◆ **Instructions for the task**: Pull every line that holds the word "with" from the entries.

◆ **Stored rows**:
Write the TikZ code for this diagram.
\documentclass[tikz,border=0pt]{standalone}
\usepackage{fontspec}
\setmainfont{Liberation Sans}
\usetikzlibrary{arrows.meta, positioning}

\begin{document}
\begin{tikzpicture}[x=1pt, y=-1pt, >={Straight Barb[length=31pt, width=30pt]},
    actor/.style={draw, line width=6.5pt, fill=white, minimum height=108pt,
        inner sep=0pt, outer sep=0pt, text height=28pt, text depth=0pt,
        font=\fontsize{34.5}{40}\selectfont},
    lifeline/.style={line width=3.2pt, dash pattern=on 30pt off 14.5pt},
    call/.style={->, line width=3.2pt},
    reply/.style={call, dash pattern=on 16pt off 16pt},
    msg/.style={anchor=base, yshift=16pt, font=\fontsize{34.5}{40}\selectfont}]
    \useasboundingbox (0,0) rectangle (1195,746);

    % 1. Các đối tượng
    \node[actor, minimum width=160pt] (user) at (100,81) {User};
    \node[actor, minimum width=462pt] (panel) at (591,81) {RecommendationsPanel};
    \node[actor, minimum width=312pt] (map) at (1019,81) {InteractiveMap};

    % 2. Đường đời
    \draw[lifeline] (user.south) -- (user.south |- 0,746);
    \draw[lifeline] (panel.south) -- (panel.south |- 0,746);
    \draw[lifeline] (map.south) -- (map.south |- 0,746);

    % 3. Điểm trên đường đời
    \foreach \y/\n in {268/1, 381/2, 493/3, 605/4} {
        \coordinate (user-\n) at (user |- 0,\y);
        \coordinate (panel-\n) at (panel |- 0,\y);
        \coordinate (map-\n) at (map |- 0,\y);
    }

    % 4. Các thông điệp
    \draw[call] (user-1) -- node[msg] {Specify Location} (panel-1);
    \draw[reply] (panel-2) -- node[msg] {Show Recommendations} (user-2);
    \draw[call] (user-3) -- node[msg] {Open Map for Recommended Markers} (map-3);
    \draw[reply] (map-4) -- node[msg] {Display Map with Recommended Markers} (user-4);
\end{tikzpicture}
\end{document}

...

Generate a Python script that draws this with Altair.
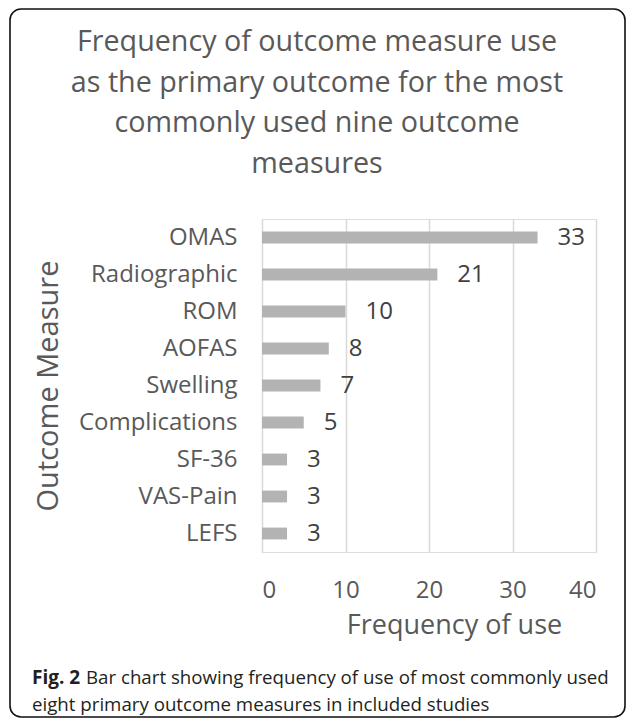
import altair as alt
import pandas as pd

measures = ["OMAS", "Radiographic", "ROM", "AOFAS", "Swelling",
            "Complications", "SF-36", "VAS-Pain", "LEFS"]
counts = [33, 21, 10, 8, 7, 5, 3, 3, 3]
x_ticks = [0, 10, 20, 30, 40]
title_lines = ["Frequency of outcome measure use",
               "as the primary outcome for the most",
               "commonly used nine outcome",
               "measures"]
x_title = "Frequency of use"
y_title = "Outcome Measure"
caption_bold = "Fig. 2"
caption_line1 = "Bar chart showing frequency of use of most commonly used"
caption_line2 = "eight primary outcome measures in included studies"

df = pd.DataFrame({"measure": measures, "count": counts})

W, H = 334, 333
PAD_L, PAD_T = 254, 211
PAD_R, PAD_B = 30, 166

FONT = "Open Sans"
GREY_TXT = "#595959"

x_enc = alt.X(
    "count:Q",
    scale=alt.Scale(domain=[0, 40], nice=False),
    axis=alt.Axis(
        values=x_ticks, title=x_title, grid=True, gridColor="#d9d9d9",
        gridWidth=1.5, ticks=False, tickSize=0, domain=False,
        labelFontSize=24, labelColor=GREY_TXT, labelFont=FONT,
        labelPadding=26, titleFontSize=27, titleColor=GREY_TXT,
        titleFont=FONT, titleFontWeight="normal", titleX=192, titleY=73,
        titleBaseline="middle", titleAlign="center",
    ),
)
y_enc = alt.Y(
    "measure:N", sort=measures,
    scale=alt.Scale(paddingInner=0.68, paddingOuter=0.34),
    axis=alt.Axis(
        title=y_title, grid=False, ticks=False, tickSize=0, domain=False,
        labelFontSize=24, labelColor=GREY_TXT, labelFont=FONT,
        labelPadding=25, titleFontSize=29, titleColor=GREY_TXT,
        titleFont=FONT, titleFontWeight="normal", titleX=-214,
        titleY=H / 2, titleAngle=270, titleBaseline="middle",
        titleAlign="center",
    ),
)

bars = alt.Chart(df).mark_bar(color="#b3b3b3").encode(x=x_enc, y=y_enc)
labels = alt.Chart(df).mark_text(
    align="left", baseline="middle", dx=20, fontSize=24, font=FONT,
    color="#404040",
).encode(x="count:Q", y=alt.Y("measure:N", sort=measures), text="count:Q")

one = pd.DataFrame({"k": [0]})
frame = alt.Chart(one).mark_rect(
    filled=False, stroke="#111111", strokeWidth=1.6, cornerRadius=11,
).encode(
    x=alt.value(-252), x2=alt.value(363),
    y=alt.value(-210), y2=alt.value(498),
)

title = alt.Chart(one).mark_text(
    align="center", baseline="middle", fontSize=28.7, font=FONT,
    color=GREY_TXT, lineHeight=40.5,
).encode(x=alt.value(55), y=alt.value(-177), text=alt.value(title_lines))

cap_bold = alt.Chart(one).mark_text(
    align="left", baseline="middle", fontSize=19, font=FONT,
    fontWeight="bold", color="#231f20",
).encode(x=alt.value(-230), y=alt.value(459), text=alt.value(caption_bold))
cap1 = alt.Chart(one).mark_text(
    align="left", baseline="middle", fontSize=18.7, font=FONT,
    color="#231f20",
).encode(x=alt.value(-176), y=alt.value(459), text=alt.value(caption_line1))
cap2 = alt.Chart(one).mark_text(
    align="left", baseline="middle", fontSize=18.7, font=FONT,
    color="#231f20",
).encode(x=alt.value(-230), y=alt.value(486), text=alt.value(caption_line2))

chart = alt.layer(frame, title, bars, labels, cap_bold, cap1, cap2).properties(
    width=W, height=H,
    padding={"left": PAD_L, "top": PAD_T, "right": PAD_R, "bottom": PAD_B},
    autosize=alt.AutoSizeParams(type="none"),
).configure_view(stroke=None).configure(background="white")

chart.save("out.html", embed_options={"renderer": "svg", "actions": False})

◆ **In response**:
    \draw[reply] (map-4) -- node[msg] {Display Map with Recommended Markers} (user-4);
Generate a Python script that draws this with Altair.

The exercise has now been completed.